Plotting code records:
## Start
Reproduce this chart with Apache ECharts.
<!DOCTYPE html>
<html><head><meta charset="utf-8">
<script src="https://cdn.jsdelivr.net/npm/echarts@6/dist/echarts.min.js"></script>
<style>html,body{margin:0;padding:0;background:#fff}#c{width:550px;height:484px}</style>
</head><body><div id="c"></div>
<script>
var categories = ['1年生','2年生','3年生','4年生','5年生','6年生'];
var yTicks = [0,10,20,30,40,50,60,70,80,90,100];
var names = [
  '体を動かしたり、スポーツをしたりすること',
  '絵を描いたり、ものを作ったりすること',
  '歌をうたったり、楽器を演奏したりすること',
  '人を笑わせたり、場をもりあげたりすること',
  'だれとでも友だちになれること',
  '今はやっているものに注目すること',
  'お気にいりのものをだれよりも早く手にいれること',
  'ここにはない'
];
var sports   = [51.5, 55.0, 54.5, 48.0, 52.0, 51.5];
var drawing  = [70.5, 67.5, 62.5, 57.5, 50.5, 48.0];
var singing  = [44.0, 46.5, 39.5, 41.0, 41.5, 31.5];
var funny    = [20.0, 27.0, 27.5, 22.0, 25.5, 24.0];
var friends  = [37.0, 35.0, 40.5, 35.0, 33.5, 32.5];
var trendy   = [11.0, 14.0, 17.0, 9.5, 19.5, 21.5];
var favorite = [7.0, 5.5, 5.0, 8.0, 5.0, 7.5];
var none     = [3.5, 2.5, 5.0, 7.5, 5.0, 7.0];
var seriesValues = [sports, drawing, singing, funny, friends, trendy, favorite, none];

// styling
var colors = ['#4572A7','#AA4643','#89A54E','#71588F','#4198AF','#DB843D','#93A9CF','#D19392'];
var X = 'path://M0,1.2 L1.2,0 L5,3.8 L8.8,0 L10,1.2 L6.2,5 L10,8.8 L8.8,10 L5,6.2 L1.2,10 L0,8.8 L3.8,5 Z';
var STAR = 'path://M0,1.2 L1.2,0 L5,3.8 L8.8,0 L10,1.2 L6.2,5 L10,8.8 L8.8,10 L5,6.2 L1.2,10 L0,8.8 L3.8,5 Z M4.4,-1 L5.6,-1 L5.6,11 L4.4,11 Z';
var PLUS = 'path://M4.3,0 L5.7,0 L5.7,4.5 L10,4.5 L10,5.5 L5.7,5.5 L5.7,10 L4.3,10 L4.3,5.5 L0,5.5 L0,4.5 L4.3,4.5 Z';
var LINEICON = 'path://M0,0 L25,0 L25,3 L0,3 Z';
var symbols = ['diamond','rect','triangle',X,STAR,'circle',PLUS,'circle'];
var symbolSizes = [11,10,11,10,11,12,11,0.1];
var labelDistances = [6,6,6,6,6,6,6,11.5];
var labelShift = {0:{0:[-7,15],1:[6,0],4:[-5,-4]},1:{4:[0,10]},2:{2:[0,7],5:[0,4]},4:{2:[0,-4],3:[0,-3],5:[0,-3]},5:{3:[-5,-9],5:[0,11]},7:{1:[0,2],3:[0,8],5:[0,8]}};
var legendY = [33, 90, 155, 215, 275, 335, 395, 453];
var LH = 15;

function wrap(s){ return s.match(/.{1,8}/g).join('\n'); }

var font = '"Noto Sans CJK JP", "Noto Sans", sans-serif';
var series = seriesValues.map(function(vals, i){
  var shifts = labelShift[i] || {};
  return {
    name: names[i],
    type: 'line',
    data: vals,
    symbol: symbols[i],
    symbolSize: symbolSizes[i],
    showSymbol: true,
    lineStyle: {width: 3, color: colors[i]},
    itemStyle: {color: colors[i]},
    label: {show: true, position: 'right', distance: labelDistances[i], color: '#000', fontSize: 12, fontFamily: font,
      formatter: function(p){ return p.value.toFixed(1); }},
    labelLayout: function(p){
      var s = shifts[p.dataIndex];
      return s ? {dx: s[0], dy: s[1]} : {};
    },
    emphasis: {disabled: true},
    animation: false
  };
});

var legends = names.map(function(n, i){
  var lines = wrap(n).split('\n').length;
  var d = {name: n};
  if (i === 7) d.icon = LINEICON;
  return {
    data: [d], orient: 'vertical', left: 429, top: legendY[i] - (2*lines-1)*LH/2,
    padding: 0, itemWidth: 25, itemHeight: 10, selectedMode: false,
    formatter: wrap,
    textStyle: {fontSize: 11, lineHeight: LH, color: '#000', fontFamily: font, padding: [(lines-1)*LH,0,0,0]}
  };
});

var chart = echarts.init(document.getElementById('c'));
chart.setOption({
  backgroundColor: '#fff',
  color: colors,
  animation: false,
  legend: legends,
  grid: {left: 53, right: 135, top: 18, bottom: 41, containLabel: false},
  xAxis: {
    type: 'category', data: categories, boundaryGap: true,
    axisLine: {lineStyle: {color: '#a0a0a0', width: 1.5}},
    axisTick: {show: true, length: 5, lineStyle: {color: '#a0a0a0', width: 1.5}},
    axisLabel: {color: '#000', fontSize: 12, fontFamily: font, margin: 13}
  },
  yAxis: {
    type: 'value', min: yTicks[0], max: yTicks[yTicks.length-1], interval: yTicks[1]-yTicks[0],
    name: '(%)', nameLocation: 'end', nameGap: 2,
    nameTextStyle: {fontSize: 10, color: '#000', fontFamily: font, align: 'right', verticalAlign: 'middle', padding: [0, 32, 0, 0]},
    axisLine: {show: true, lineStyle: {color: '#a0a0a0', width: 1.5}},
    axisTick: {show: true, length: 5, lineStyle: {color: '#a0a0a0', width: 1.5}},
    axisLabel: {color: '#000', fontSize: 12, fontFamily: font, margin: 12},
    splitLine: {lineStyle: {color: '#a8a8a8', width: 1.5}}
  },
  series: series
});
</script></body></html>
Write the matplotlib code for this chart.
## End
Your instructions
Repeat the entries above exactly, leaving nothing out.

Exercise result
Reproduce this chart with Apache ECharts.
<!DOCTYPE html>
<html><head><meta charset="utf-8">
<script src="https://cdn.jsdelivr.net/npm/echarts@6/dist/echarts.min.js"></script>
<style>html,body{margin:0;padding:0;background:#fff}#c{width:550px;height:484px}</style>
</head><body><div id="c"></div>
<script>
var categories = ['1年生','2年生','3年生','4年生','5年生','6年生'];
var yTicks = [0,10,20,30,40,50,60,70,80,90,100];
var names = [
  '体を動かしたり、スポーツをしたりすること',
  '絵を描いたり、ものを作ったりすること',
  '歌をうたったり、楽器を演奏したりすること',
  '人を笑わせたり、場をもりあげたりすること',
  'だれとでも友だちになれること',
  '今はやっているものに注目すること',
  'お気にいりのものをだれよりも早く手にいれること',
  'ここにはない'
];
var sports   = [51.5, 55.0, 54.5, 48.0, 52.0, 51.5];
var drawing  = [70.5, 67.5, 62.5, 57.5, 50.5, 48.0];
var singing  = [44.0, 46.5, 39.5, 41.0, 41.5, 31.5];
var funny    = [20.0, 27.0, 27.5, 22.0, 25.5, 24.0];
var friends  = [37.0, 35.0, 40.5, 35.0, 33.5, 32.5];
var trendy   = [11.0, 14.0, 17.0, 9.5, 19.5, 21.5];
var favorite = [7.0, 5.5, 5.0, 8.0, 5.0, 7.5];
var none     = [3.5, 2.5, 5.0, 7.5, 5.0, 7.0];
var seriesValues = [sports, drawing, singing, funny, friends, trendy, favorite, none];

// styling
var colors = ['#4572A7','#AA4643','#89A54E','#71588F','#4198AF','#DB843D','#93A9CF','#D19392'];
var X = 'path://M0,1.2 L1.2,0 L5,3.8 L8.8,0 L10,1.2 L6.2,5 L10,8.8 L8.8,10 L5,6.2 L1.2,10 L0,8.8 L3.8,5 Z';
var STAR = 'path://M0,1.2 L1.2,0 L5,3.8 L8.8,0 L10,1.2 L6.2,5 L10,8.8 L8.8,10 L5,6.2 L1.2,10 L0,8.8 L3.8,5 Z M4.4,-1 L5.6,-1 L5.6,11 L4.4,11 Z';
var PLUS = 'path://M4.3,0 L5.7,0 L5.7,4.5 L10,4.5 L10,5.5 L5.7,5.5 L5.7,10 L4.3,10 L4.3,5.5 L0,5.5 L0,4.5 L4.3,4.5 Z';
var LINEICON = 'path://M0,0 L25,0 L25,3 L0,3 Z';
var symbols = ['diamond','rect','triangle',X,STAR,'circle',PLUS,'circle'];
var symbolSizes = [11,10,11,10,11,12,11,0.1];
var labelDistances = [6,6,6,6,6,6,6,11.5];
var labelShift = {0:{0:[-7,15],1:[6,0],4:[-5,-4]},1:{4:[0,10]},2:{2:[0,7],5:[0,4]},4:{2:[0,-4],3:[0,-3],5:[0,-3]},5:{3:[-5,-9],5:[0,11]},7:{1:[0,2],3:[0,8],5:[0,8]}};
var legendY = [33, 90, 155, 215, 275, 335, 395, 453];
var LH = 15;

function wrap(s){ return s.match(/.{1,8}/g).join('\n'); }

var font = '"Noto Sans CJK JP", "Noto Sans", sans-serif';
var series = seriesValues.map(function(vals, i){
  var shifts = labelShift[i] || {};
  return {
    name: names[i],
    type: 'line',
    data: vals,
    symbol: symbols[i],
    symbolSize: symbolSizes[i],
    showSymbol: true,
    lineStyle: {width: 3, color: colors[i]},
    itemStyle: {color: colors[i]},
    label: {show: true, position: 'right', distance: labelDistances[i], color: '#000', fontSize: 12, fontFamily: font,
      formatter: function(p){ return p.value.toFixed(1); }},
    labelLayout: function(p){
      var s = shifts[p.dataIndex];
      return s ? {dx: s[0], dy: s[1]} : {};
    },
    emphasis: {disabled: true},
    animation: false
  };
});

var legends = names.map(function(n, i){
  var lines = wrap(n).split('\n').length;
  var d = {name: n};
  if (i === 7) d.icon = LINEICON;
  return {
    data: [d], orient: 'vertical', left: 429, top: legendY[i] - (2*lines-1)*LH/2,
    padding: 0, itemWidth: 25, itemHeight: 10, selectedMode: false,
    formatter: wrap,
    textStyle: {fontSize: 11, lineHeight: LH, color: '#000', fontFamily: font, padding: [(lines-1)*LH,0,0,0]}
  };
});

var chart = echarts.init(document.getElementById('c'));
chart.setOption({
  backgroundColor: '#fff',
  color: colors,
  animation: false,
  legend: legends,
  grid: {left: 53, right: 135, top: 18, bottom: 41, containLabel: false},
  xAxis: {
    type: 'category', data: categories, boundaryGap: true,
    axisLine: {lineStyle: {color: '#a0a0a0', width: 1.5}},
    axisTick: {show: true, length: 5, lineStyle: {color: '#a0a0a0', width: 1.5}},
    axisLabel: {color: '#000', fontSize: 12, fontFamily: font, margin: 13}
  },
  yAxis: {
    type: 'value', min: yTicks[0], max: yTicks[yTicks.length-1], interval: yTicks[1]-yTicks[0],
    name: '(%)', nameLocation: 'end', nameGap: 2,
    nameTextStyle: {fontSize: 10, color: '#000', fontFamily: font, align: 'right', verticalAlign: 'middle', padding: [0, 32, 0, 0]},
    axisLine: {show: true, lineStyle: {color: '#a0a0a0', width: 1.5}},
    axisTick: {show: true, length: 5, lineStyle: {color: '#a0a0a0', width: 1.5}},
    axisLabel: {color: '#000', fontSize: 12, fontFamily: font, margin: 12},
    splitLine: {lineStyle: {color: '#a8a8a8', width: 1.5}}
  },
  series: series
});
</script></body></html>
Write the matplotlib code for this chart.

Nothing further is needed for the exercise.